Sola Scriptura, though, is not just about the place Scripture holds. It’s about the function of the Bible in my life. I came home from the Western North Carolina Association meeting yesterday with a gift for Corinth. When our downtown building was razed almost six decades ago, a number of items from the structure and furnishings were brought here to the new campus, but some were offered to other churches and individuals. Dr. Harry Althouse, pastor of Corinth at the time, gave Rev. Bobby Bonds, then serving as pastor of what is now Faith Reformed Church in Brookford, a wall clock that had adorned the back of the sanctuary.

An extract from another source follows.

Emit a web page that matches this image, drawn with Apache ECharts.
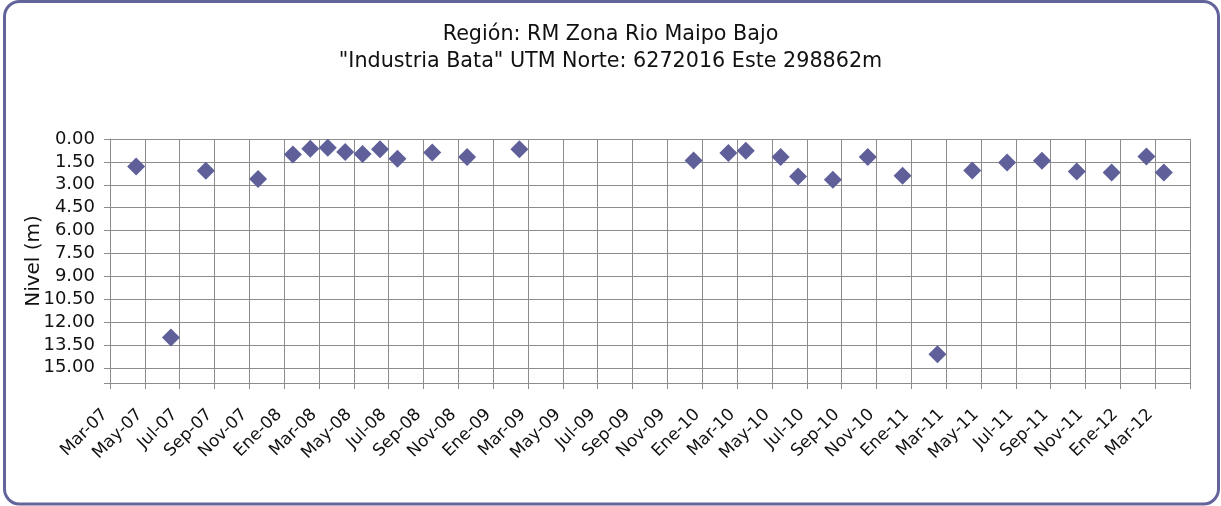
<!DOCTYPE html>
<html>
<head>
<meta charset="utf-8">
<title>Nivel - Industria Bata</title>
<script src="https://cdn.jsdelivr.net/npm/echarts@6/dist/echarts.min.js"></script>
<style>
  html, body { margin: 0; padding: 0; background: #ffffff; }
  #chart { width: 1221px; height: 506px; }
</style>
</head>
<body>
<div id="chart"></div>
<script>
// Axis tick labels, one every two months starting March 2007
const tickLabels = [
  'Mar-07', 'May-07', 'Jul-07', 'Sep-07', 'Nov-07',
  'Ene-08', 'Mar-08', 'May-08', 'Jul-08', 'Sep-08', 'Nov-08',
  'Ene-09', 'Mar-09', 'May-09', 'Jul-09', 'Sep-09', 'Nov-09',
  'Ene-10', 'Mar-10', 'May-10', 'Jul-10', 'Sep-10', 'Nov-10',
  'Ene-11', 'Mar-11', 'May-11', 'Jul-11', 'Sep-11', 'Nov-11',
  'Ene-12', 'Mar-12'
];

// Month of each reading (YYYY-MM)
const measureMonths = [
  '2007-04', '2007-06', '2007-08', '2007-11',
  '2008-01', '2008-02', '2008-03', '2008-04', '2008-05', '2008-06', '2008-07',
  '2008-09', '2008-11', '2009-02',
  '2009-12', '2010-02', '2010-03', '2010-05', '2010-06', '2010-08', '2010-10', '2010-12',
  '2011-02', '2011-04', '2011-06', '2011-08', '2011-10', '2011-12',
  '2012-02', '2012-03'
];

// Water level depth (m)
const nivel = [
  1.80, 13.01, 2.08, 2.63,
  1.01, 0.64, 0.57, 0.85, 0.99, 0.68, 1.29,
  0.88, 1.18, 0.68,
  1.41, 0.92, 0.77, 1.18, 2.46, 2.67, 1.18, 2.41,
  14.11, 2.06, 1.54, 1.43, 2.13, 2.19,
  1.14, 2.19
];

// Chart title lines
const titleLines = [
  'Región: RM Zona Rio Maipo Bajo',
  '"Industria Bata" UTM Norte: 6272016 Este 298862m'
];

const FONT = '"DejaVu Sans", Verdana, sans-serif';
const GRID_COLOR = '#8c8c8c';
const MARK_COLOR = '#5f5f9a';
const BORDER_COLOR = '#64649c';

// The x axis counts months from March 2007; a reading sits in the middle of its month.
function monthOffset(ym) {
  const [y, m] = ym.split('-').map(Number);
  return (y - 2007) * 12 + (m - 3);
}
const points = measureMonths.map((ym, i) => [monthOffset(ym) + 0.5, nivel[i]]);

const chart = echarts.init(document.getElementById('chart'), null, { renderer: 'canvas' });

chart.setOption({
  animation: false,
  backgroundColor: '#ffffff',
  title: titleLines.map((t, i) => ({
    text: t,
    left: 'center',
    top: 24 + i * 27,
    padding: 0,
    textStyle: {
      fontFamily: FONT,
      fontSize: 20.7,
      fontWeight: 'normal',
      color: '#111111'
    }
  })),
  graphic: [{
    type: 'rect',
    silent: true,
    shape: { x: 4.5, y: 1.5, width: 1214, height: 502.5, r: 15 },
    style: { fill: 'none', stroke: BORDER_COLOR, lineWidth: 3 }
  }],
  grid: { left: 110, right: 31, top: 139, bottom: 123 },
  xAxis: {
    type: 'value',
    min: 0,
    max: tickLabels.length * 2,
    interval: 2,
    axisLine: { onZero: false, lineStyle: { color: GRID_COLOR, width: 1 } },
    axisTick: { show: true, length: 6, lineStyle: { color: GRID_COLOR } },
    splitLine: { show: true, lineStyle: { color: GRID_COLOR, width: 1 } },
    axisLabel: {
      rotate: 45,
      margin: 24,
      padding: [0, 7, 0, 0],
      fontFamily: FONT,
      fontSize: 17,
      color: '#111',
      formatter: v => tickLabels[Math.round(v / 2)] || ''
    }
  },
  yAxis: {
    type: 'value',
    inverse: true,
    min: 0,
    max: 16,
    interval: 1.5,
    name: 'Nivel (m)',
    nameLocation: 'middle',
    nameGap: 66,
    nameMoveOverlap: false,
    nameTextStyle: { fontFamily: FONT, fontSize: 20, color: '#111' },
    axisLine: { show: true, onZero: false, lineStyle: { color: GRID_COLOR, width: 1 } },
    axisTick: { show: true, length: 6, lineStyle: { color: GRID_COLOR } },
    splitLine: { show: true, lineStyle: { color: GRID_COLOR, width: 1 } },
    axisLabel: {
      margin: 15,
      fontFamily: FONT,
      fontSize: 18,
      color: '#111',
      formatter: v => (v <= 15 ? v.toFixed(2) : '')
    }
  },
  series: [{
    type: 'scatter',
    data: points,
    symbol: 'diamond',
    symbolSize: 18,
    itemStyle: { color: MARK_COLOR, opacity: 1 },
    clip: false
  }]
});
</script>
</body>
</html>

Rev. Bonds wanted the clock to return home to Corinth. When he gave it to me, he added the comment that he had heard from some of our members that I needed a clock at the back to shorten my sermons. I have a watch and an iPhone to tell me what time it is, but apparently they’re not “useful.” Would a more visible clock help? That would depend on whether I made it “useful.”

Sola Scriptura is ultimately about you. I wish I had some profound and creative insight for you, but the only application here is that you attend to the Scripture. The best way to continue the insights of the Protestant reformers is to commit time to studying Scripture. That means commitment to regular personal devotions and study, and also a commitment to study Scripture in community – not just in worship services but in small groups. It also means attending to the wider community – the church across and years and around the world. Scripture alone will guide us into salvation, into truth, into holiness, and into the good works for which the Spirit is equipping us. Amen.


[1] The quotations and summary of Luther’s address to the Diet of Worms comes from The Reformation: A Narrative History Related by Contemporary Observers and Participants, Hans J. Hillebrand, ed., 88-91.

[2] The Wengers gave a ministry update during the worship services on October 8.